Phoenix’s random moments of “letting it happen” also translates to scenes of him fighting. Now, improv moments when acting in a scene is great; improvisation during a fight is very dangerous. A fight scene cannot just be done on the spot. It must be carefully choreographed so that everyone involved is safe. This is where the article that my friend sent comes in. In the Syfy article, it details what the stunt coordinator had to deal with while working with Phoenix.
It’s Like A Dance
“It’s like a dance,” stunt coordinator George Aguilar says. “You have to adjust to what he does. So, we told the stunt double, ‘This is what we prepared, but you just don’t know, and you have to roll with it, basically.'” Aguilar explained how in one scene Phoenix will just go off script and stab the stunt double somewhere different every time. It’s supposed to look unrehearsed and violent. I argue that you can rehearse and make it look violent. Phoenix’s tendency to go off-script in a fight is ridiculous. It’s called stunt choreography for a reason. To keep actors safe.

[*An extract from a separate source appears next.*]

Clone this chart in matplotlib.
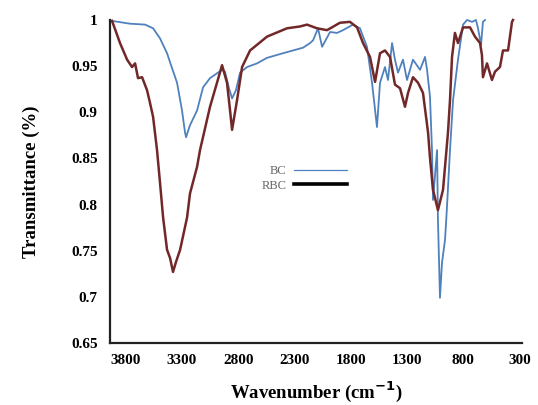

It frustrates me as an actor combatant that someone with a big name like Joaquin Phoenix can just do what he feels and get praise for it. In a fight scene, if you want to stab someone somewhere else other than their jugular, ask the stunt coordinator. If you want to bash the guy’s head into the left wall instead of the right wall, ask the stunt coordinator. I think the biggest sin that Aguilar made was not putting Phoenix in his place when doing these scenes. Instead, Aguilar just tells all the other actors to stay on their toes. A stunt coordinator’s job is not to just make the scenes look cool, but they also have to keep everyone safe. Everyone. Not just the star.
In fact, for one fight scene that Phoenix improvised, the actors he was fighting weren’t stuntmen. Just regular actors as stated in the Syfy article. “These weren’t stunt people, these were actors,” Aguilar says. “They were just supposed to beat him up, and all of a sudden, he starts defending himself. He tried to kick the guy who punched him about four times.” If Phoenix was any other regular actor, he would be fired right then and there. I give the actors props trying to roll with the punches (no pun intended), but they shouldn’t have to. I don’t think I would have stuck with the gig if I had to deal with Phoenix.
Not all actors on Joker were willing to tolerate Phoenix’s improv style. Robert De Niro was quite aggravated with Phoenix during rehearsals. Phoenix told Vanity Fair, “For me, I always thought that acting should be like a documentary. That you should just feel whatever it is that you’re feeling, what you think the character is going through at that moment.” For De Niro however, he likes to prep for the role and just “let it happen.” It took a lot for Phoenix to do a table read with De Niro, but it caused quite a bit of tension between them.
Phoenix’s time on set may not be as overtly obnoxious as Jared Leto’s time with the Joker was on Suicide Squad, but it was more dangerous physically when it came to his fight scenes. It needs to be known that no matter how brilliant an actor is, this type of behavior cannot be condoned or encouraged. Risking the safety of actors is never worth the realism of a scene.